Late 1942: After a series of slow starts and disinterest, the American work on fission begins in earnest, and the Manhattan Project — the project to actually build an atomic bomb, not just study whether they are feasible — begins.
I've obviously picked and chosen the events to include here, but it reflects my feeling on what sorts of things mattered or didn't. As you can see, Einstein and his work only shows up here and there. There is an entirely separate trajectory of investigation of particle physics that leads directly to the bomb. It was not begun by Einstein's work and Einstein's work played a very minor role in it. E=mc^2 is a convenient way to calculate energy release from fission (though not the only way at all, and not necessarily the most intuitive way), but it is not actually required for any of this. It does however provide a complement to work already going on regarding atomic structure, radioactivity, particle physics, and eventually fission.
Without getting too counter-historical, I think you can imagine a trajectory of science that develops an understanding of nuclear fission entirely without relativity. The fission process itself is non-relativistic. It is more intuitive to calculate the energy release primarily in terms of electrostatic repulsion of distended parts of a deformed nuclei. In terms of what actually happened, Einstein's work is not entirely alien to it — knowledge of his work was definitely in the heads of the people who worked on this stuff. However if Einstein had never existed and special relativity had never existed, it would not change the above timeline all too much, I don't think.

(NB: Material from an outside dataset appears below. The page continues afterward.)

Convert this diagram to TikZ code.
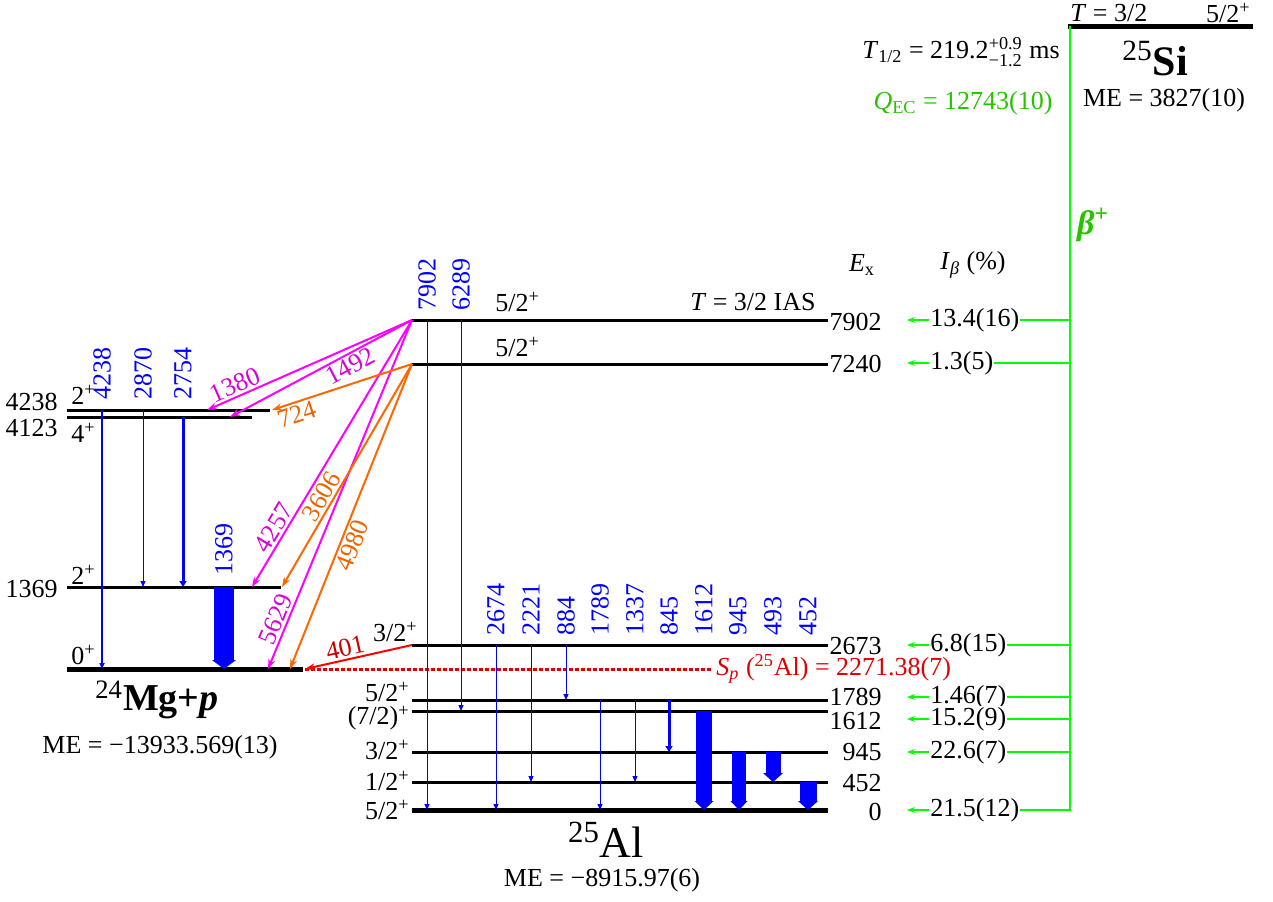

For people who are interested in what kinds of things physicists were thinking about in the exciting late-19th/early-20th century, Helge Kragh's Quantum Generations is an excellent (if sometimes perhaps too technical) history of physics, and is not teleological like many bomb-centric histories of physics are (e.g. Rhodes' book on the history of the atomic bomb, while excellent, of course is interested primarily in what led to the bomb — Kragh's book does include the bomb of course but is not oriented around it).
I've read that it may have been as much as a half-century before anyone else discovered the theory of relativity
That's only General Relativity. Special Relativity was actually a pretty obvious theory - all you needed to do was add an assumption that there's a velocity that's constant for all inertial frames. Someone else would've quickly figured it out if not Einstein.

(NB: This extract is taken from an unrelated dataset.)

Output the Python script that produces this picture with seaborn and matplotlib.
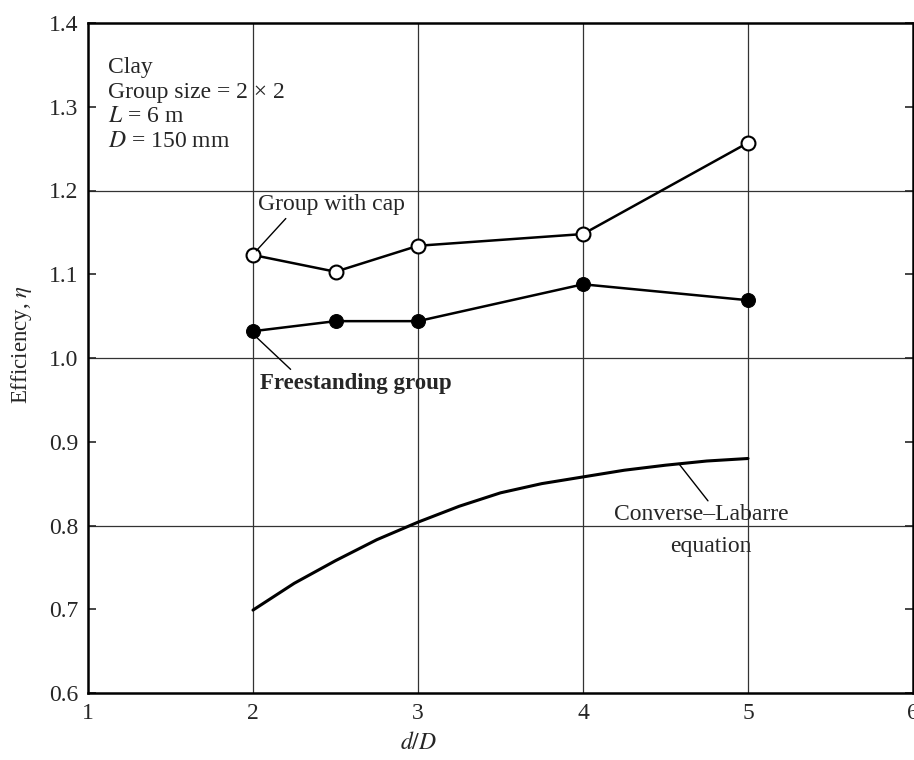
import seaborn as sns
import pandas as pd
import matplotlib.pyplot as plt

# values
spacing = [2, 2.5, 3, 4, 5]
eta_cap = [1.123, 1.103, 1.134, 1.148, 1.257]
eta_free = [1.032, 1.044, 1.044, 1.088, 1.069]

cl_spacing = [2, 2.25, 2.5, 2.75, 3, 3.25, 3.5, 3.75, 4, 4.25, 4.5, 4.75, 5]
cl_eta = [0.699, 0.731, 0.758, 0.783, 0.804, 0.823, 0.839, 0.850, 0.858, 0.866, 0.872, 0.877, 0.880]

x_ticks = [1, 2, 3, 4, 5, 6]
y_ticks = [0.6, 0.7, 0.8, 0.9, 1.0, 1.1, 1.2, 1.3, 1.4]
x_grid = [2, 3, 4, 5]
y_grid = [0.8, 1.0, 1.2]

sns.set_style("ticks")
plt.rcParams['font.family'] = ['Liberation Serif', 'DejaVu Serif']
plt.rcParams['mathtext.fontset'] = 'stix'

df_cap = pd.DataFrame({"d/D": spacing, "eta": eta_cap})
df_free = pd.DataFrame({"d/D": spacing, "eta": eta_free})
df_cl = pd.DataFrame({"d/D": cl_spacing, "eta": cl_eta})

fig = plt.figure(figsize=(9.14, 7.6), dpi=100)
ax = fig.add_axes([88 / 914, 67 / 760, 825 / 914, 670 / 760])

# grid lines
for gx in x_grid:
    ax.axvline(gx, color="#333333", lw=0.9, zorder=0)
for gy in y_grid:
    ax.axhline(gy, color="#333333", lw=0.9, zorder=0)

sns.lineplot(data=df_cl, x="d/D", y="eta", ax=ax, color="black", lw=2.2)
sns.lineplot(data=df_free, x="d/D", y="eta", ax=ax, color="black", lw=1.8,
             marker="o", markersize=10, markerfacecolor="black",
             markeredgecolor="black")
sns.lineplot(data=df_cap, x="d/D", y="eta", ax=ax, color="black", lw=1.8,
             marker="o", markersize=10, markerfacecolor="white",
             markeredgecolor="black", markeredgewidth=1.5)

ax.set_xlim(1, 6)
ax.set_ylim(0.6, 1.4)
ax.set_xticks(x_ticks)
ax.set_yticks(y_ticks)
ax.set_xticklabels([str(v) for v in x_ticks])
ax.set_yticklabels([f"{v:.1f}" for v in y_ticks])
ax.tick_params(axis="both", direction="in", length=6, width=1.2,
               labelsize=17, right=True, pad=7)
ax.tick_params(axis="x", length=0)
for sp in ax.spines.values():
    sp.set_linewidth(1.8)
    sp.set_color("black")

ax.set_xlabel("$d/D$", fontsize=17)
ax.xaxis.set_label_coords(0.4, -0.058)
ax.set_ylabel("Efficiency, $\\eta$", fontsize=16.5)
ax.yaxis.set_label_coords(-0.066, 0.52)

# info block
ax.text(1.12, 1.359, "Clay\nGroup size = 2 × 2\n$L$ = 6 m\n$D$ = 150 mm",
        fontsize=17, va="top", ha="left", linespacing=1.22)

# labels with leader lines
ax.annotate("Group with cap", xy=(2.02, 1.128), xytext=(2.03, 1.183),
            fontsize=17, va="center", ha="left",
            arrowprops=dict(arrowstyle="-", color="black", lw=1,
                            shrinkA=0, shrinkB=0, relpos=(0.21, 0)))
ax.annotate("Freestanding group", xy=(2.02, 1.025), xytext=(2.04, 0.97),
            fontsize=16.5, fontweight="bold", va="center", ha="left",
            arrowprops=dict(arrowstyle="-", color="black", lw=1,
                            shrinkA=0, shrinkB=0, relpos=(0.18, 1)))
ax.annotate("Converse–Labarre", xy=(4.58, 0.874), xytext=(4.72, 0.813),
            fontsize=17, va="center", ha="center",
            arrowprops=dict(arrowstyle="-", color="black", lw=1,
                            shrinkA=0, shrinkB=0, relpos=(0.55, 1)))
ax.text(5.02, 0.775, "equation", fontsize=17, va="center", ha="right")

fig.savefig("out.png", dpi=100)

Special Relativity is useful to compute energies and velocities of particles and gives rise to mass-energy equivalence which is also extremely useful for calculations in nuclear and particle physics.
So, yes, the theory of special relativity is very important to nuclear physics. But no, there's no strong indication that without Einstein this leap would've not been made during that time period.
It's speculated, however, that General Relativity was a huge leap given the existing state of physics and would've taken longer to derive without Einstein. But that's a very subjective and speculative statement and there's no evidence or science you can use to gauge these things - so you're unlikely to get a useful answer regarding that.
You might enjoy the following Wikipedia pages:
http://en.wikipedia.org/wiki/History_of_special_relativity
http://en.wikipedia.org/wiki/History_of_general_relativity
Edit: To definitively answer your question: No, the creation of atom bombs was not possible (unless by accident, somehow) without early quantum mechanics and special relativity.
No it would not be necessary. E = mc^2 applies to chemical reactions as well as nuclear reactions, but people were doing chemistry long before relativity.
Relativity allows us to understand the underlying mechanisms of nuclear weapons, but that understanding is largely academic with existing technology and would not be necessary to actually make the bomb.